Bousculées par ces nouveaux canaux de communication, les entreprises ne sont pas restées inactives. Depuis une dizaine d’années, elles ont bien compris que le Web 2.0 représentait un formidable espace de communication, qu’elles devaient investir. Pour faire passer leurs messages, et ne pas laisser le champ libre aux salariés mécontents et à leurs représentants. Les grands groupes ont donc eux aussi investi massivement les réseaux sociaux. Et utilisent à dessein la parole de leurs salariés pour rencontrer le public. En les faisant chanter en play-back, si besoin. Comme en 2008, lorsque les lip dubs ont envahi la Toile. Une façon de jouer avec les codes d’authenticité propres aux plates-formes numériques.

Pour les employeurs, l’enjeu est central. Car leur réputation est souvent mise à rude épreuve, notamment via les sites de notation auxquels ils ne peuvent plus échapper. Ces derniers contribuent même parfois à influencer les pratiques managériales, tant la pression des internautes peut s’avérer forte. En ce sens, leurs préoccupations rejoignent celles des dirigeants politiques. Mais aussi celles des centrales syndicales, qui ne peuvent plus laisser de côté la parole individuelle qui s’exprime via les réseaux sociaux.
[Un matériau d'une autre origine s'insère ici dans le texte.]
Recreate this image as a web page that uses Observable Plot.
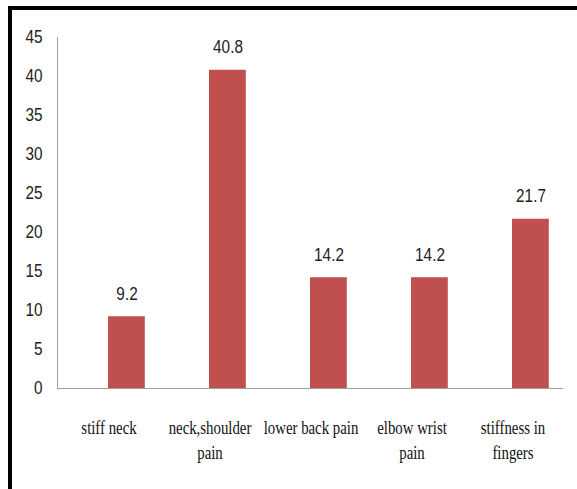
<!DOCTYPE html>
<html>
<head>
<meta charset="utf-8">
<script src="https://cdn.jsdelivr.net/npm/d3@7"></script>
<script src="https://cdn.jsdelivr.net/npm/@observablehq/plot@0.6"></script>
<style>
  html, body { margin: 0; padding: 0; background: #fff; }
  #wrap { position: relative; width: 577px; height: 489px; overflow: hidden; }
  #border { position: absolute; left: 8px; top: 6px; width: 600px; height: 520px;
            border-left: 4px solid #000; border-top: 4px solid #000; pointer-events: none; }
</style>
</head>
<body>
<div id="wrap"><div id="border"></div></div>
<script>
const categories = ["stiff neck", "neck,shoulder\npain", "lower back pain", "elbow wrist\npain", "stiffness in\nfingers"];
const values = [9.2, 40.8, 14.2, 14.2, 21.7];
const yTicks = [0, 5, 10, 15, 20, 25, 30, 35, 40, 45];

const data = categories.map((c, i) => ({category: c, value: values[i]}));

const sans = "'Liberation Sans', Arial, sans-serif";
const serif = "'Liberation Serif', 'Times New Roman', serif";

const chart = Plot.plot({
  width: 577,
  height: 489,
  marginLeft: 57,
  marginRight: 14,
  marginTop: 37,
  marginBottom: 101,
  style: {background: "transparent", color: "#222"},
  x: {domain: categories, padding: 0, label: null},
  y: {domain: [0, 45], label: null},
  marks: [
    Plot.barY(data, {x: "category", y: "value", fill: "#c0504d", insetLeft: 50, insetRight: 14.2}),
    Plot.text(data, {x: "category", y: "value", text: d => d.value.toFixed(1), dx: 18, dy: -17,
      lineAnchor: "bottom", fontSize: 18, fontFamily: sans, fill: "#222"}),
    Plot.axisY({ticks: yTicks, tickSize: 0, tickPadding: 15, fontSize: 18, label: null}),
    Plot.axisX({tickSize: 0, tickPadding: 28, fontSize: 19, lineHeight: 1.3, label: null, fill: "#111"}),
    Plot.frame({anchor: "left", stroke: "#a0a0a0"}),
    Plot.ruleY([0], {stroke: "#a0a0a0"})
  ]
});
chart.style.position = "absolute";
chart.style.left = "0px";
chart.style.top = "0px";
document.getElementById("wrap").appendChild(chart);

const svg = d3.select(chart);
function squeeze(sel, family, k) {
  sel.each(function() {
    const el = this;
    el.setAttribute("font-family", family);
    el.style.fontFamily = family;
    const spans = el.querySelectorAll("tspan");
    const targets = spans.length ? Array.from(spans) : [el];
    for (const s of targets) {
      const len = s.getComputedTextLength();
      if (len > 0) {
        s.setAttribute("textLength", (len * k).toFixed(2));
        s.setAttribute("lengthAdjust", "spacingAndGlyphs");
      }
    }
  });
}
squeeze(svg.selectAll("g[aria-label='y-axis tick label'] text"), sans, 0.85);
squeeze(svg.selectAll("g[aria-label='text'] text"), sans, 0.85);
squeeze(svg.selectAll("g[aria-label='x-axis tick label'] text"), serif, 0.78);
</script>
</body>
</html>
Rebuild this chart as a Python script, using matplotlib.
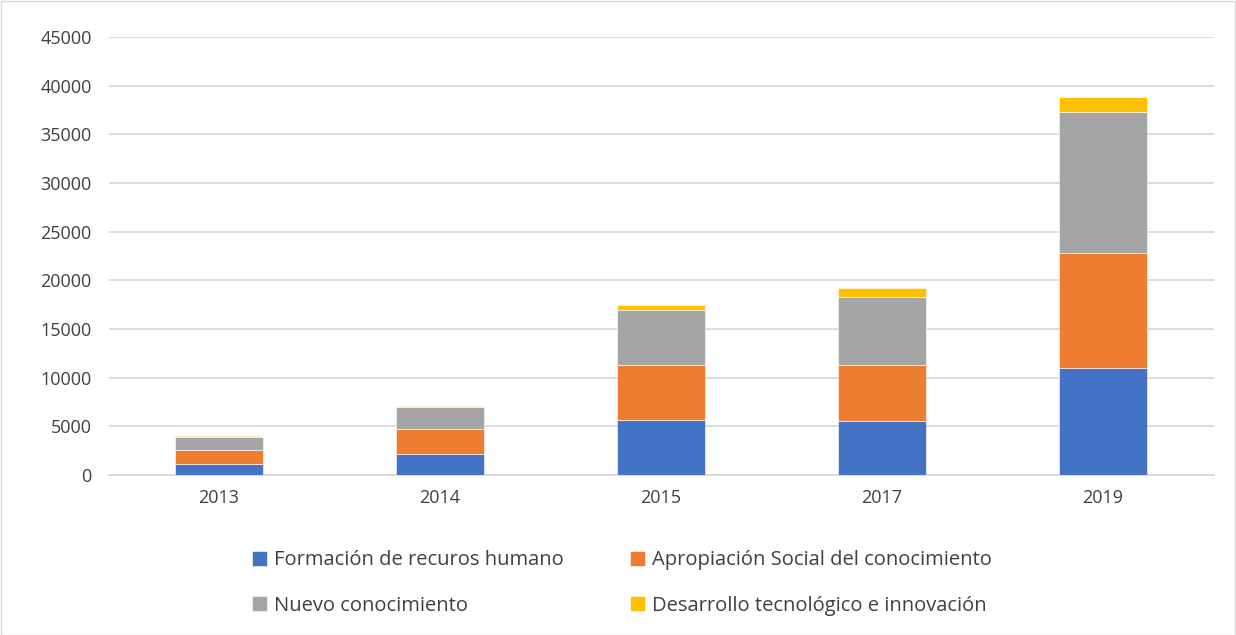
import matplotlib
matplotlib.use("Agg")
import matplotlib.pyplot as plt
from matplotlib.patches import Rectangle
import numpy as np

years = ["2013", "2014", "2015", "2017", "2019"]
formacion = [1170, 2200, 5650, 5580, 10960]
apropiacion = [1390, 2560, 5690, 5760, 11850]
nuevo = [1300, 2200, 5650, 6980, 14520]
desarrollo = [100, 180, 510, 900, 1540]

series_names = ["Formación de recuros humano", "Apropiación Social del conocimiento",
                "Nuevo conocimiento", "Desarrollo tecnológico e innovación"]
colors = ["#4472C4", "#ED7D31", "#A5A5A5", "#FFC000"]
yticks = [0, 5000, 10000, 15000, 20000, 25000, 30000, 35000, 40000, 45000]

plt.rcParams['font.family'] = ['Open Sans', 'DejaVu Sans']

W, H = 1236, 635
fig = plt.figure(figsize=(W/100, H/100), dpi=100)
ax = fig.add_axes([108.5/W, 1-475/H, 1105/W, (475-37)/H])

x = np.arange(len(years))
bottom = np.zeros(len(years))
handles = []
for vals, c, name in zip([formacion, apropiacion, nuevo, desarrollo], colors, series_names):
    b = ax.bar(x, vals, 0.4, bottom=bottom, color=c, label=name, zorder=3,
               edgecolor="white", linewidth=0.4)
    handles.append(b)
    bottom += np.array(vals)

ax.set_xlim(-0.5, len(years) - 0.5)
ax.set_ylim(0, 45000)
ax.set_yticks(yticks)
ax.set_yticklabels([str(v) for v in yticks])
ax.set_xticks(x)
ax.set_xticklabels(years)
ax.grid(axis='y', color='#D9D9D9', linewidth=1.3, zorder=0)
for s in ['top', 'right', 'left']:
    ax.spines[s].set_visible(False)
ax.spines['bottom'].set_color('#D9D9D9')
ax.spines['bottom'].set_linewidth(1.3)
ax.tick_params(axis='both', length=0, labelsize=13, colors='#404040', pad=10)
ax.tick_params(axis='y', pad=12)

order = [0, 2, 1, 3]
leg = fig.legend(handles=[handles[i] for i in order], labels=[series_names[i] for i in order],
                 ncol=2, loc='center',
                 bbox_to_anchor=(622/W, 1-583/H), frameon=False, fontsize=14.5,
                 handlelength=0.75, handleheight=0.75, handletextpad=0.35,
                 columnspacing=3.3, labelspacing=1.25)
for t in leg.get_texts():
    t.set_color('#404040')

fig.patches.append(Rectangle((0.5/W, 0.5/H), 1-1.5/W, 1-1.5/H, transform=fig.transFigure,
                             fill=False, edgecolor='#D9D9D9', linewidth=1))

fig.savefig("out.png", dpi=100, facecolor='white')
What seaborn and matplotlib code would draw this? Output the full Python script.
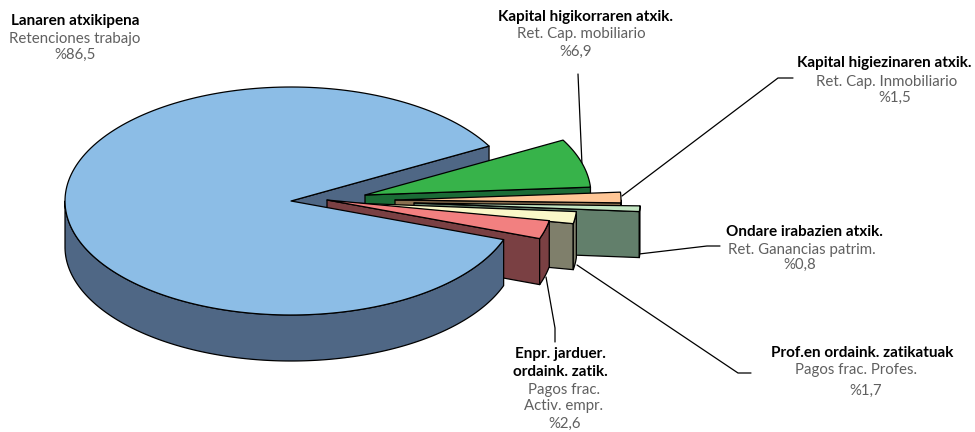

Pour ces organisations, qui ont un usage très limité, voire nul, des réseaux sociaux, le défi n’est pas mince. À l’image de la CGT, dont les outils sont totalement dépassés, les confédérations se cantonnent souvent à des pratiques classiques de tractage et de diffusion d’informations pour le moins institutionnelles. « Les réseaux sociaux ne sont pas des vecteurs de communication du monde syndical pour des raisons sociales et culturelles », confirme Stéphane Olivesi. La faute, notamment, à la sociologie des adhérents. Âgés et pas geeks pour deux sous, ceux-ci font peu usage des réseaux sociaux pour relayer la parole issue du terrain.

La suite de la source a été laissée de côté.